Travel Tuesdays: Morocco

When my husband and I traveled to Morocco with friends, we visited some of the usual places. We toured Hassan II Mosque in Casablanca, navigated the medina in Fes, and rode the Marrakesh Express from Fes to Marrakesh. We also visited the neighborhood where my great-aunt lived before she married my mom's uncle and moved to the States.

Toward the end of our trip, a guide picked us up at our hotel in Marrakesh and drove us over the Atlas mountains, through the moving making- town of Ouarzazate (Movies such as The Mummy were filmed there) to the village of M'Hamid. We ate a late dinner, then loaded up a land rover and drove to our campsite in the Sahara Desert.  After sleeping on blankets on the sand, we packed our bags and set out on a camel trek. Exciting stuff, right? Sure enough. The stuff of great stories (Can you say runaway camel?) But here's the thing. The stories I most like to tell folks who want to hear the more intimate stories of Morocco involve moments of connection with the locals or my friends and husband, not stories of high adventure.

We made a point to get to know our guides. One guide was deaf, so we watched the signs they had developed to communicate (no ASL there) and did our best to communicate with him. One night after dinner, our guides gathered around a campfire a distance from us. One man had improvised an instrument- he was drumming on our water jug while the others sang along quietly in Arabic. We asked if we could join them. After a while, we shared that our friend used to be a drummer so he played some of his American rhythms on that same water jug. We also bonded with our friends while suffering from “Traveler’s D.” I know that sounds weird, but it’s true. Working through some level of adversity together can bring people together. I also reconnected with an exchange student who had lived here in Massachusetts 6 years before. My husband and I visited his home and met his wife and daughter.

One of my favorite moments, however, happened on our drive back to Ouarzazate. Our guide, Mokhtar, and I opted to sit in the way back seat of the land rover. Working with a mix of English, Arabic, and French words, we began telling each other our cultural stories. I wish I could remember all we shared that day. What I do remember is that it went something like this…

Mokhtar told a story. I said, “Oh! We have one like that!” and I told him a fairy tale from my childhood. Which lead him to a story from his childhood and so on. We went on like that for at least half an hour. It felt like time simultaneously raced ahead and slowed down to a crawl- what experts call “flow.” The storyteller in me was reinvigorated that day, for sure.

Mokhtar still has a special connection to our family. The night of the drumming, Mohktar gave us and our two friends Arabic names. The name he gave to me is the name we gave to our daughter. (People who know me personally, please note that I do not share my children’s names on this blog for safety/privacy reasons. Please don’t put it in the comments. Thanks.) 

Mokhtar started as our guide but became a friend. For years, we communicated via snail mail and email. Now we message or IM on Facebook.

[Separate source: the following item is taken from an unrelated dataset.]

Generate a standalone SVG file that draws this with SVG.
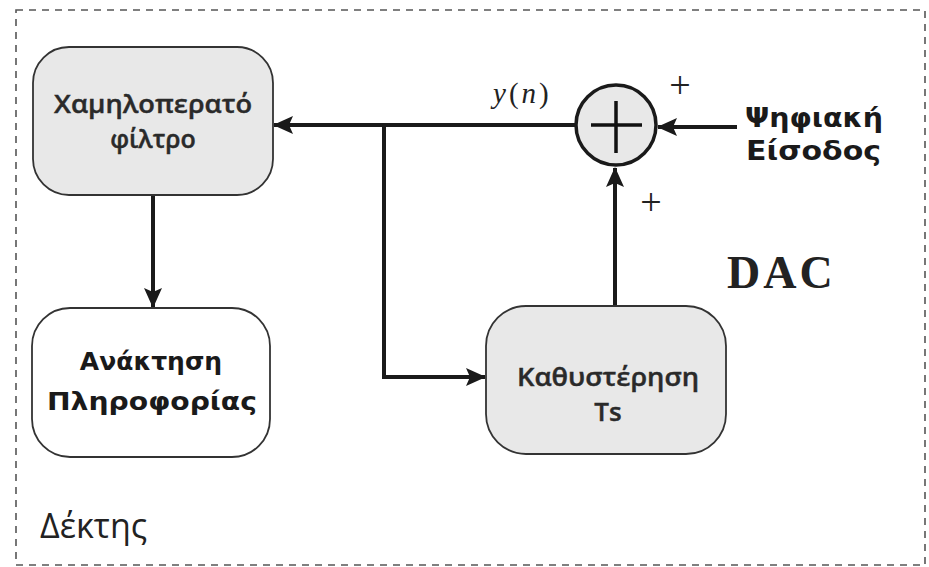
<svg xmlns="http://www.w3.org/2000/svg" width="929" height="567" viewBox="0 0 929 567">
  <style>
    .frame { fill: none; stroke: #555; stroke-width: 1.6; stroke-dasharray: 7 6; }
    .box { fill: #e8e8e8; stroke: #333; stroke-width: 1.8; }
    .box-white { fill: #ffffff; stroke: #333; stroke-width: 1.8; }
    .wire { fill: none; stroke: #1a1a1a; stroke-width: 4; }
    .label { font-family: "Open Sans", "DejaVu Sans", sans-serif; font-weight: 600; fill: #2a2a2a; stroke: #2a2a2a; stroke-width: 0.4; text-anchor: middle; }
    .bold { font-family: "DejaVu Sans", "Liberation Sans", sans-serif; font-weight: bold; fill: #1a1a1a; }
    .serif { font-family: "Liberation Serif", "DejaVu Serif", serif; fill: #222; }
  </style>
  <defs>
    <marker id="arrow" markerUnits="userSpaceOnUse" markerWidth="20" markerHeight="20" viewBox="0 0 20 20" refX="19" refY="10" orient="auto">
      <path d="M0,1 L20,10 L0,19 L4,10 z" fill="#1a1a1a"/>
    </marker>
  </defs>

  <rect width="929" height="567" fill="#ffffff"/>

  <!-- receiver boundary -->
  <rect class="frame" x="16" y="10" width="909" height="555"/>
  <text x="40" y="538" font-family="Open Sans, Liberation Sans, sans-serif" font-size="34" fill="#222">Δέκτης</text>

  <!-- connectors -->
  <g id="connectors">
    <line class="wire" x1="575" y1="125" x2="274" y2="125" marker-end="url(#arrow)"/>
    <polyline class="wire" points="384,125 384,377 485,377" marker-end="url(#arrow)"/>
    <line class="wire" x1="615" y1="306" x2="615" y2="168" marker-end="url(#arrow)"/>
    <line class="wire" x1="737" y1="127" x2="658" y2="127" marker-end="url(#arrow)"/>
    <line class="wire" x1="153" y1="195" x2="153" y2="307" marker-end="url(#arrow)"/>
  </g>

  <!-- low-pass filter -->
  <g id="lowpass">
    <rect class="box" x="33" y="47" width="240" height="148" rx="36"/>
    <text class="label" x="153" y="113" font-size="25" textLength="198" lengthAdjust="spacingAndGlyphs">Χαμηλοπερατό</text>
    <text class="label" x="153" y="148" font-size="25">φίλτρο</text>
  </g>

  <!-- information recovery -->
  <g id="recovery">
    <rect class="box-white" x="32" y="308" width="238" height="149" rx="38"/>
    <text class="bold" x="151" y="370" font-size="25" text-anchor="middle">Ανάκτηση</text>
    <text class="bold" x="152" y="410" font-size="25" text-anchor="middle" textLength="210" lengthAdjust="spacingAndGlyphs">Πληροφορίας</text>
  </g>

  <!-- delay element -->
  <g id="delay">
    <rect class="box" x="486" y="306" width="240" height="148" rx="40"/>
    <text class="label" x="608" y="386" font-size="25" textLength="182" lengthAdjust="spacingAndGlyphs">Καθυστέρηση</text>
    <text class="label" x="608" y="421" font-size="26">Ts</text>
  </g>

  <!-- summing junction -->
  <g id="adder">
    <circle cx="616" cy="125" r="40" fill="#e8e8e8" stroke="#1a1a1a" stroke-width="3.5"/>
    <line x1="591" y1="125" x2="642" y2="125" stroke="#111" stroke-width="3.5"/>
    <line x1="616" y1="101" x2="616" y2="153" stroke="#111" stroke-width="3.5"/>
    <text class="serif" x="680" y="98" font-size="38" text-anchor="middle">+</text>
    <text class="serif" x="651" y="215" font-size="38" text-anchor="middle">+</text>
  </g>

  <!-- output signal label -->
  <g id="yn">
    <text class="serif" x="493" y="103" font-size="29" font-style="italic"><tspan>y</tspan><tspan dx="3" font-style="normal">(</tspan><tspan dx="3">n</tspan><tspan dx="3" font-style="normal">)</tspan></text>
  </g>

  <!-- digital input -->
  <g id="input">
    <text class="bold" x="745" y="127" font-size="27" textLength="138" lengthAdjust="spacingAndGlyphs">Ψηφιακή</text>
    <text class="bold" x="746" y="160" font-size="27" textLength="135" lengthAdjust="spacingAndGlyphs">Είσοδος</text>
  </g>

  <!-- block title -->
  <text class="serif" x="727" y="288" font-size="46" font-weight="bold" letter-spacing="3" fill="#1a1a1a">DAC</text>
</svg>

So here’s my point. Sightseeing is nice, but don’t get sucked into the trap of racing from one attraction to another. We saw lots of tourists in Morocco. They’d arrive on giant tour buses clutching their purses, fearful of pickpockets, only to be herded from one site to another. I’d venture to say they left Morocco knowing no more about the country than when they arrived.

Slow down. Stop and meet the locals. Ask about what’s important to them. You’ll likely find their desires are the same as yours.

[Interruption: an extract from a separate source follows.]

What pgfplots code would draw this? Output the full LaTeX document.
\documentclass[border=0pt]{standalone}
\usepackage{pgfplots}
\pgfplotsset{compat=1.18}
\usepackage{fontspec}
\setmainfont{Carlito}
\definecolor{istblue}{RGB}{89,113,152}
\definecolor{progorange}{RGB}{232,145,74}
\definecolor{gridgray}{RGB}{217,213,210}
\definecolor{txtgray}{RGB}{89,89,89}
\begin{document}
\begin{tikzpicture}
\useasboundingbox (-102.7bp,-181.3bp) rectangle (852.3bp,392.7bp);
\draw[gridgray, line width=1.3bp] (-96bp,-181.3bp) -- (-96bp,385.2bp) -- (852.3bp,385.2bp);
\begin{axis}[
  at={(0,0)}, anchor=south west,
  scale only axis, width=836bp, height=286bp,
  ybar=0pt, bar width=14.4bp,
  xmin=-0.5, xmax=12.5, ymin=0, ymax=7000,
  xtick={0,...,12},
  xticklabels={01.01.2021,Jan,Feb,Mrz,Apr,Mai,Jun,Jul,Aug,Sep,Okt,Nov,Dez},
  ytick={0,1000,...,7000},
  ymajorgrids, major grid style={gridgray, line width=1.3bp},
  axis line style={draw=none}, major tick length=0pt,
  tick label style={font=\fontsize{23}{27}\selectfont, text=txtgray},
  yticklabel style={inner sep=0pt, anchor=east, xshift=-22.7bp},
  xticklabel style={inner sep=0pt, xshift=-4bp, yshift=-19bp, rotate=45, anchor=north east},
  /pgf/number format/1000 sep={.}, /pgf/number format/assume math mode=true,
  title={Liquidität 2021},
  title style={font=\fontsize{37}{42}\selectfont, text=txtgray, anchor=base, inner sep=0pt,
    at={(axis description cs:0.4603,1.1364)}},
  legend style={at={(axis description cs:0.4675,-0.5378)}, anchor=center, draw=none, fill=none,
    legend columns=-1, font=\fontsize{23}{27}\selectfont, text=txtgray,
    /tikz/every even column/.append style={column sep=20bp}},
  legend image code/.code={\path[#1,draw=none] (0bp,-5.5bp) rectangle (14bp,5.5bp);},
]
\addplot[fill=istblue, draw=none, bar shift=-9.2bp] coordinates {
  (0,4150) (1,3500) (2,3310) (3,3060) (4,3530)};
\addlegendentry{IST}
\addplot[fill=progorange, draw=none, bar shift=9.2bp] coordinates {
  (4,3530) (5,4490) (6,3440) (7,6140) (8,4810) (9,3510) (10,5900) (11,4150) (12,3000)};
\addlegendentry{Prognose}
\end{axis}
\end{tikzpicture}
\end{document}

How about you? What stories do you have to share about meeting the locals in your home town or from across the globe?


  1. Hi Michelle
    I came to your blog through @Lynette Benton who led me to Alexis's blog and then to here. I have used Travel Tuesday on my blog as well -- posting on the experiences I had tracking down my grandparents' home towns in Romania. I still post on Tuesdays, but not always "Travel Tuesday." I couldn't agree more about your "meet the locals" experience. We try to do so on every trip and in Romania, when we met an 80 year old farmer, scything his grass and plopping it into his horse drawn cart, we created memories forever. (haven't posted that one yet). Luckily my cousin could speak Romanian. I speak German and some Italian and French. Language is crucial to getting some of these experiences. A guide who speaks English is crucial when the language is arcane (like Arabic). Great experiences here.

  2. Thanks for your round-about hop over here to "Polliwog," Linda. Your trip to Romania sounds wonderful. It's amazing that you have so many primary documents to trace your family's history. I'll hop over and spend more time on your blog soon. Maybe you'll even write that scything story!